Parameter Optimisation. The implementation of the collision avoidance model in the dynamics simulation of HECTOR was tested in several cluttered environments. In a first step, the threshold \(n_0\) and gain g of the weighting function W [see Eq. (6)] were optimised in an artificial environment. The environment consisted of a cubic box with a cylindrical object placed in the center (see Fig. 3B–D). Both, the box and the object were covered with a Perlin noise texture. The robot was placed at a starting position (S) in front of the object, facing a goal position (G) behind the object. The distance between starting position and goal was set to 10 m. For each of the possible parameter combinations of the gain \(g=[1.0,2.0,...,10.0]\) and threshold \(n_0=[0.0,1.0,...,20.0]\) the trajectory length for reaching the goal (G) without colliding with the object was taken as a benchmark of the performance of the collision avoidance model (see Fig. 3A). A collision was assumed if the position of the camera crossed a radius of 1.5 m around the center of the object (black dashed circle, Fig. 3B–D) and the respective combination of parameters was discarded. For each combination of parameters 3 trials were performed.

If the threshold \(n_0\) is set to low values, the computation of the heading direction \(\gamma \) [see Eq. (5)] mainly depends on the collision avoidance direction \(CAD_{fov}\), whereas the goal direction \(\alpha \) is only taken into account to a small extent. Hence, the robot will more likely avoid collisions than navigate to the goal (G). Further, a steeper slope of the sigmoid weighting function W, set by the gain g, leads to higher temporal fluctuation of the heading direction \(\gamma \). As a consequence, when setting the threshold to \(n_0=0.0\) and the gain to \(g=10.0\), the resulting trajectories were relatively long (Fig. 3A) and showed erratic movement patterns. However, all trajectories reached the goal position for the given parameter combination (Fig. 3B). Due to the robot following the collision avoidance direction \(CAD_{fov}\), in several cases the goal direction did not reside within the field of view, resulting in a recentering of the goal vector along the main optical axis (as indicated by the grey dashed lines in Fig. 3B). This strategy led to reaching the goal position for all trajectories.

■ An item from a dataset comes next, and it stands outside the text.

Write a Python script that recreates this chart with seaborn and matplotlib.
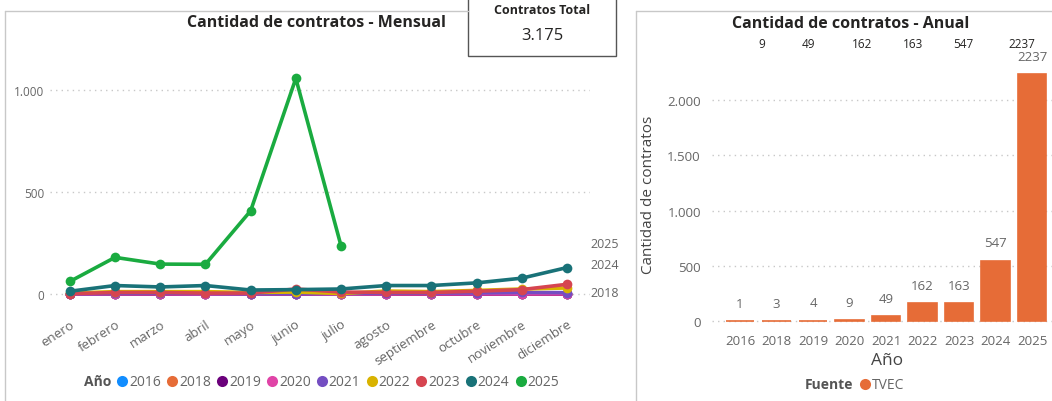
import numpy as np
import pandas as pd
import matplotlib
matplotlib.use("Agg")
import matplotlib.pyplot as plt
from matplotlib.patches import Rectangle
from matplotlib.lines import Line2D
from matplotlib.ticker import FuncFormatter
import seaborn as sns

# ---------------- data ----------------
months = ["enero", "febrero", "marzo", "abril", "mayo", "junio", "julio",
          "agosto", "septiembre", "octubre", "noviembre", "diciembre"]
years = ["2016", "2018", "2019", "2020", "2021", "2022", "2023", "2024", "2025"]

v2016 = [0, 0, 0, 0, 0, 0, 0, 0, 0, 1, 0, 0]
v2018 = [0, 0, 1, 0, 0, 0, 1, 0, 0, 0, 1, 0]
v2019 = [0, 1, 0, 0, 1, 0, 0, 1, 0, 0, 1, 0]
v2020 = [0, 1, 1, 0, 1, 1, 0, 1, 1, 1, 1, 1]
v2021 = [2, 3, 4, 3, 2, 2, 3, 4, 5, 6, 8, 7]
v2022 = [5, 12, 12, 12, 8, 10, 3, 15, 12, 18, 25, 30]
v2023 = [2, 8, 8, 5, 5, 25, 10, 8, 8, 14, 22, 48]
v2024 = [14, 42, 35, 42, 20, 22, 25, 42, 42, 55, 78, 130]
v2025 = [62, 180, 147, 146, 408, 1057, 237, None, None, None, None, None]

annual_years = ["2016", "2018", "2019", "2020", "2021", "2022", "2023", "2024", "2025"]
annual_values = [1, 3, 4, 9, 49, 162, 163, 547, 2237]
top_row_labels = ["9", "49", "162", "163", "547", "2237"]
total_label = "3.175"

colors = ["#118DFF", "#E66C37", "#6B007B", "#E044A7", "#744EC2",
          "#D9B300", "#D64550", "#197278", "#1AAB40"]
bar_color = "#E66C37"

# --------------- frames ---------------
series = [v2016, v2018, v2019, v2020, v2021, v2022, v2023, v2024, v2025]
rows = []
for y, vals in zip(years, series):
    for i, v in enumerate(vals):
        if v is not None:
            rows.append({"Año": y, "mes": i, "n": v})
df_m = pd.DataFrame(rows)
df_a = pd.DataFrame({"Año": annual_years, "n": annual_values})

# --------------- figure ---------------
sns.set_theme(style="white")
plt.rcParams["font.family"] = ["Open Sans", "DejaVu Sans"]
bold_family = ["Open Sans", "DejaVu Sans"]

W, H = 1052, 402
fig = plt.figure(figsize=(W / 100, H / 100), dpi=100)


def ax_px(l, t, r, b):
    return [l / W, 1 - b / H, (r - l) / W, (b - t) / H]


def fx(x):
    return x / W


def fy(y):
    return 1 - y / H


# panel borders
border = "#C8C8C8"
fig.add_artist(Line2D([fx(5), fx(5)], [fy(12), fy(402)], color=border, lw=1))
fig.add_artist(Line2D([fx(5), fx(468)], [fy(12), fy(12)], color=border, lw=1))
fig.add_artist(Line2D([fx(636), fx(636)], [fy(12), fy(402)], color=border, lw=1))
fig.add_artist(Line2D([fx(636), fx(1052)], [fy(12), fy(12)], color=border, lw=1))

gray = "#666666"
dark = "#252423"

# --------------- left: monthly line ---------------
ax1 = fig.add_axes(ax_px(50, 60, 590, 310))
palette = dict(zip(years, colors))
sns.lineplot(data=df_m, x="mes", y="n", hue="Año", hue_order=years,
             palette=palette, marker="o", markersize=7, markeredgewidth=0,
             linewidth=2.6, legend=False, ax=ax1)
ax1.set_xlim(-0.44, 11.51)
ax1.set_ylim(-73, 1152)
ax1.set_yticks([0, 500, 1000])
ax1.yaxis.set_major_formatter(FuncFormatter(lambda v, p: f"{int(v):,}".replace(",", ".")))
ax1.set_xticks(range(12))
ax1.set_xticklabels(months, rotation=33, ha="right", rotation_mode="anchor")
ax1.tick_params(axis="x", length=0, colors=gray, labelsize=9.5, pad=6)
ax1.tick_params(axis="y", length=0, colors=gray, labelsize=8.5, pad=4)
ax1.set_xlabel("")
ax1.set_ylabel("")
ax1.grid(axis="y", linestyle=(0, (1, 3)), color="#C8C8C8", lw=1)
for s in ax1.spines.values():
    s.set_visible(False)

fig.text(fx(316), fy(23), "Cantidad de contratos - Mensual", ha="center", va="center",
         fontsize=11.5, fontweight="bold", color=dark, family=bold_family)
for lab, yy in [("2025", 245), ("2024", 266), ("2018", 294)]:
    fig.text(fx(590), fy(yy), lab, ha="left", va="center", fontsize=9, color=gray)

handles = [Line2D([], [], linestyle="none")] + [
    Line2D([], [], linestyle="none", marker="o", markersize=8, markeredgewidth=0, color=c)
    for c in colors]
leg = fig.legend(handles, ["Año"] + years, loc="center", bbox_to_anchor=(fx(316), fy(383)),
                 ncol=10, frameon=False, fontsize=10, handlelength=0.6, handletextpad=0.2,
                 columnspacing=0.5, labelcolor=gray)
leg.get_texts()[0].set_fontweight("bold")
leg.get_texts()[0].set_color("#555555")

# card
fig.add_artist(Rectangle((fx(468), fy(57)), fx(616) - fx(468), fy(-5) - fy(57),
                         transform=fig.transFigure, facecolor="white",
                         edgecolor="#555555", lw=1))
fig.text(fx(542), fy(10), "Contratos Total", ha="center", va="center", fontsize=9,
         fontweight="bold", color=dark, family=bold_family)
fig.text(fx(542), fy(36), total_label, ha="center", va="center", fontsize=12, color=dark)

# --------------- right: annual bars ---------------
ax2 = fig.add_axes(ax_px(712, 60, 1062, 330))
sns.barplot(data=df_a, x="Año", y="n", color=bar_color, width=0.78, saturation=1,
            edgecolor=bar_color, linewidth=1.2, ax=ax2)
ax2.set_xlim(-0.767, 8.82)
ax2.set_ylim(-72, 2371)
ax2.set_yticks([0, 500, 1000, 1500, 2000])
ax2.yaxis.set_major_formatter(FuncFormatter(lambda v, p: f"{int(v):,}".replace(",", ".")))
ax2.tick_params(axis="both", length=0, colors=gray, labelsize=9.5)
ax2.tick_params(axis="y", pad=8)
ax2.grid(axis="y", linestyle=(0, (1, 3)), color="#C8C8C8", lw=1)
ax2.set_axisbelow(True)
for s in ax2.spines.values():
    s.set_visible(False)
ax2.set_xlabel("Año", fontsize=12.5, color="#444444", labelpad=4)
ax2.set_ylabel("Cantidad de contratos", fontsize=11, color="#444444", labelpad=8)
for c in ax2.containers:
    ax2.bar_label(c, labels=[str(v) for v in annual_values], padding=8,
                  fontsize=9.5, color=gray)

fig.text(fx(851), fy(24), "Cantidad de contratos - Anual", ha="center", va="center",
         fontsize=11.5, fontweight="bold", color=dark, family=bold_family)
for lab, xx in zip(top_row_labels, [762, 808, 862, 913, 963, 1022]):
    fig.text(fx(xx), fy(45), lab, ha="center", va="center", fontsize=8.5, color=dark)

leg2 = fig.legend([Line2D([], [], linestyle="none"),
                   Line2D([], [], linestyle="none", marker="o", markersize=8,
                          markeredgewidth=0, color=bar_color)],
                  ["Fuente", "TVEC"], loc="center", bbox_to_anchor=(fx(849), fy(386)),
                  ncol=2, frameon=False, fontsize=10, handlelength=0.6,
                  handletextpad=0.2, columnspacing=0.5, labelcolor=gray)
leg2.get_texts()[0].set_fontweight("bold")
leg2.get_texts()[0].set_color("#555555")

fig.savefig("out.png", dpi=100)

In contrast, when setting the threshold \(n_0\) to high values, the computation of the heading vector \(\gamma \) mainly takes the goal direction \(\alpha \) into account, whereas the influence of the collision avoidance direction (\(CAD_{fov}\)) is reduced. As a consequence, the robot will more likely follow the direction to the goal without avoiding obstacles. Therefore, when setting the threshold to \(n_{0}=20.0\) and the gain to \(g=10.0\), the robot directly approached the goal position, consequently, colliding with the object (Fig. 3A and C).

Figure 3D shows the trajectories for a combination of the parameters gain and threshold which resulted in short trajectory lengths without collisions (\(n_0=12.0\), \(g=1.0\)). Here, the robot almost directly approached the goal, while effectively avoiding the object. This combination of the threshold and gain parameters was used in subsequent simulations in more complex cluttered environments.

Artificial Cluttered Environment. After optimisation of the threshold and gain parameters the performance of the collision avoidance model was tested in an Artificial cluttered environment (Fig. 3E) which was set up in a cubic box. Several cylindrical objects (\(n=30\)) were placed at random positions in the x,y-plane. The radius of the objects was set individually to a random number of \(r=[0.25,1.0]\) m. Both, the box and the objects were covered with a texture generated from Perlin noise. The robot was placed at different starting positions (\(S_1\)\(S_3\)), with the main optical axis oriented in parallel with the x-axis. The distance to the goal position was \(d_{1,3}=21.36\) m for the starting positions \(S_1\) and \(S_3\) and \(d_2=20\) m for the starting position \(S_2\). The parameters of the sigmoid weighting function W were set to \(n_0=12.0\) and \(g=1.0\) according to Fig. 3A. For each starting position 3 trajectories were simulated. In all cases the robot successfully reached the goal position without collisions and without encountering local minima (see however [1] for a more detailed analysis).

Natural Cluttered Environment. We further tested the performance of the collision avoidance model in a reconstructed natural environment (Fig. 3F). The environment consisted of a dataset obtained from several laser scans [22]. The starting (S) and goal position (G) were set so that the robot had to avoid collisions with trees to reach the location of the goal. Also in the natural environment – which substantially differs in the textural pattern properties from the tested artificial environment – for all trials (\(n=5\)) the combination of weighting function parameters \(n_0=12.0\) and \(g=1.0\) resulted in trajectories successfully leading to the goal, without colliding with objects.

4 Conclusion

A prerequisite for autonomous mobile robots is to navigate their environments while actively avoiding collisions with obstacles. Whereas, to perform collision avoidance, autonomous robots nowadays normally rely on active sensors (e.g. laser range finders [13]) or extensive computations (e.g. Lucas-Kanade optic flow computation [10]), insects are able to do so with minimal energetic and computational expenditure by relying mainly on visual information. We implemented a bio-inspired model of collision avoidance in simulations of the hexapod walking robot HECTOR solely based on the processing of optic flow by correlation-type elementary motion detectors (EMDs). EMDs have previously been accounted for playing a key role in the processing of visual motion information in insects [3]. As could be shown, although the responses of EMDs to visual motion are entangled with the textural properties of the environment [5], the relative nearness information obtained from optic flow estimation via EMDs is sufficient to direct HECTOR to a goal location in cluttered environments without colliding with obstacles. This holds true either for artificially generated environments as well as for a reconstructed natural environment, which substantially differ in their textural pattern properties. Moreover, by employing behavioural strategies such as (a) an active-gaze strategy and (b) active head stabilisation – both also found in insects – the influence of rotational optic flow components which potentially obfuscate the estimation of relative nearness information from optic flow is reduced. Hence, on the physical robot a prototype for mechanical gaze-stabilisation has been implemented and is currently compared to a software implementation.

The simulation results shown here will serve as a basis for the implementation of more complex bio-inspired models for visually-guided navigation in hardware which is currently under development. These models will comprise strategies for navigation and search behaviour based on the insect-inspired processing of optic flow.